The opinion of the court was delivered by: HARTSHORNE

A jury trial lasting over two weeks, and consisting, in fact, of two cases, the first a negligence case by Flusk, an Erie Railroad employee, against both Erie and General Motors Corporation, the other an indemnity case by Erie Railroad against General Motors, resulted in a general verdict for plaintiff in the negligence case in the amount of $ 45,000. It also resulted in a special verdict on the cross-claim in the indemnity case of Erie against General Motors, upon the basis of which special verdict the court entered judgment on both counts, in favor of defendant General Motors. No attack is made on the judgment for General Motors on this cross-claim.

 Are The Verdicts Inconsistent?

 Because of the obvious difficulty attendant upon any attempt to ascertain the true intent of a jury in using lay words to reach legal conclusions, the rule must be borne in mind that every reasonable intendment must be indulged in to support a verdict; in other words, the two findings must be in irreconcilable conflict before they may be set aside. Theurer v. Holland Furnace Company, 10 Cir., 1941, 124 F.2d 494; Bass v. Dehner, 10 Cir., 1939, 103 F.2d 28, 34; 5 Moore's Federal Practice, Sec. 49.04, p. 2211 (2nd ed. 1951). The above authorities, in fact the authorities generally, apply this rule to cases of alleged inconsistencies in special verdicts as they arise in a single case. F.R.C.P. Rule 49(a), 28 U.S.C.A.; Feldmann v. Connecticut Mutual Life, 8 Cir., 1944, 142 F.2d 628, or to alleged inconsistencies between a general verdict and the answers to written interrogatories of fact basic to such general verdict. F.R.C.P. Rule 49(b). Doubtless because of the unusual situation here presented, where two actions were tried together, with a general verdict in one and a special verdict in the other, this court has been referred to no precedents directly in point. But it would seem that, if any inconsistency between verdicts in two different cases is to be considered at all, as to which there is question, the strict rule pertinent to a single case should be applied, a fortiori, i. e., that the validity of these two verdicts in these separate cases should be upheld unless they are irreconcilably in conflict. Both to determine if these verdicts in these two cases may be considered together at all, and next to determine if they are in irreconcilable conflict, we must consider the nature of these two cases.

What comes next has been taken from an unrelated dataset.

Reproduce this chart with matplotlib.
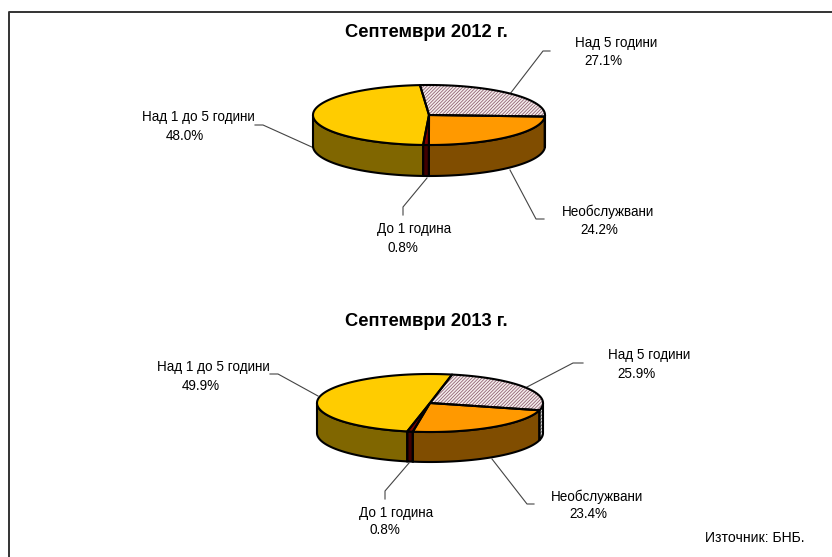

 (1) The Flusk negligence case.

 Here Flusk, an employee of the Erie Railroad, sued his employer, the Erie, under the Federal Employers' Liability Act, 35 Stat. 65, 45 U.S.C.A. § 51 et seq., for negligence in several aspects, including: a) negligent handling of its crane in unloading the crates of General Motors carried on the Erie freight car, whereby Flusk was injured; b) failure of Erie to give Flusk a reasonably safe place to work since the General Motors' crates were defective and unfit for Erie's practices in unloading by crane. Flusk, in the same action, but in a separate count, also sued General Motors for common law negligence, on the ground, among others, that the General Motors' crates were defective and unfit for the crane unloading practice of Erie. Flusk also sued both the Erie and General Motors, as joint tort-feasors.

 (2) The cross-claim by Erie against General Motors.

 Here Erie sought, not contribution from a joint tort-feasor, under the New Jersey statute, but total indemnity by one joint tort-feasor to another, a relatively unusual doctrine, based upon the following authorities:

 Restatement Restitution, Secs. 93, 95 (1936).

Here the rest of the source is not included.